What this task involves – Reproduce the material in full, unchanged.

Data segment –
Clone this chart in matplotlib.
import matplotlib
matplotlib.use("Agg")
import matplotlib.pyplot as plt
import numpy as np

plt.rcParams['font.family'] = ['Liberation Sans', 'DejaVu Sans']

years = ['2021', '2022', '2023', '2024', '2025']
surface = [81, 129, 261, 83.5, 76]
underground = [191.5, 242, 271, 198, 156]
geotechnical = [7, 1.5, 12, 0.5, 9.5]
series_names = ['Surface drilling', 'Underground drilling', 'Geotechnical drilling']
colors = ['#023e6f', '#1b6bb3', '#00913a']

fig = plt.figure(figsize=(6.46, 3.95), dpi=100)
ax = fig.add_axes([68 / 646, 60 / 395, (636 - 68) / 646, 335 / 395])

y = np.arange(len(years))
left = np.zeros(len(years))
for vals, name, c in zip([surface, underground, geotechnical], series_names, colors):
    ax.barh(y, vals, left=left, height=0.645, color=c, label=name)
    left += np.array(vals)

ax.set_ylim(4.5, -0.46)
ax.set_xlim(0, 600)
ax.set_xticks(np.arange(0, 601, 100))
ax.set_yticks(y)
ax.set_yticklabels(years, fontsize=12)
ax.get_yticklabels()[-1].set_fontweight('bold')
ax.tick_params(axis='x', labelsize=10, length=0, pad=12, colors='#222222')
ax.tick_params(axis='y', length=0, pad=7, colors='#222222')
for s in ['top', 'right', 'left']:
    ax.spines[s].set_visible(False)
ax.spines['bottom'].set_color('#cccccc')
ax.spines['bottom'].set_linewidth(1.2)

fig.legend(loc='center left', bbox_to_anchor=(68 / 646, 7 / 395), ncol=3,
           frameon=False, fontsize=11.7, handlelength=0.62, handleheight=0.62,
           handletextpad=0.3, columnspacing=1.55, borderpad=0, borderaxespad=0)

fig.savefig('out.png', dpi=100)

Complete output –
Clone this chart in matplotlib.
import matplotlib
matplotlib.use("Agg")
import matplotlib.pyplot as plt
import numpy as np

plt.rcParams['font.family'] = ['Liberation Sans', 'DejaVu Sans']

years = ['2021', '2022', '2023', '2024', '2025']
surface = [81, 129, 261, 83.5, 76]
underground = [191.5, 242, 271, 198, 156]
geotechnical = [7, 1.5, 12, 0.5, 9.5]
series_names = ['Surface drilling', 'Underground drilling', 'Geotechnical drilling']
colors = ['#023e6f', '#1b6bb3', '#00913a']

fig = plt.figure(figsize=(6.46, 3.95), dpi=100)
ax = fig.add_axes([68 / 646, 60 / 395, (636 - 68) / 646, 335 / 395])

y = np.arange(len(years))
left = np.zeros(len(years))
for vals, name, c in zip([surface, underground, geotechnical], series_names, colors):
    ax.barh(y, vals, left=left, height=0.645, color=c, label=name)
    left += np.array(vals)

ax.set_ylim(4.5, -0.46)
ax.set_xlim(0, 600)
ax.set_xticks(np.arange(0, 601, 100))
ax.set_yticks(y)
ax.set_yticklabels(years, fontsize=12)
ax.get_yticklabels()[-1].set_fontweight('bold')
ax.tick_params(axis='x', labelsize=10, length=0, pad=12, colors='#222222')
ax.tick_params(axis='y', length=0, pad=7, colors='#222222')
for s in ['top', 'right', 'left']:
    ax.spines[s].set_visible(False)
ax.spines['bottom'].set_color('#cccccc')
ax.spines['bottom'].set_linewidth(1.2)

fig.legend(loc='center left', bbox_to_anchor=(68 / 646, 7 / 395), ncol=3,
           frameon=False, fontsize=11.7, handlelength=0.62, handleheight=0.62,
           handletextpad=0.3, columnspacing=1.55, borderpad=0, borderaxespad=0)

fig.savefig('out.png', dpi=100)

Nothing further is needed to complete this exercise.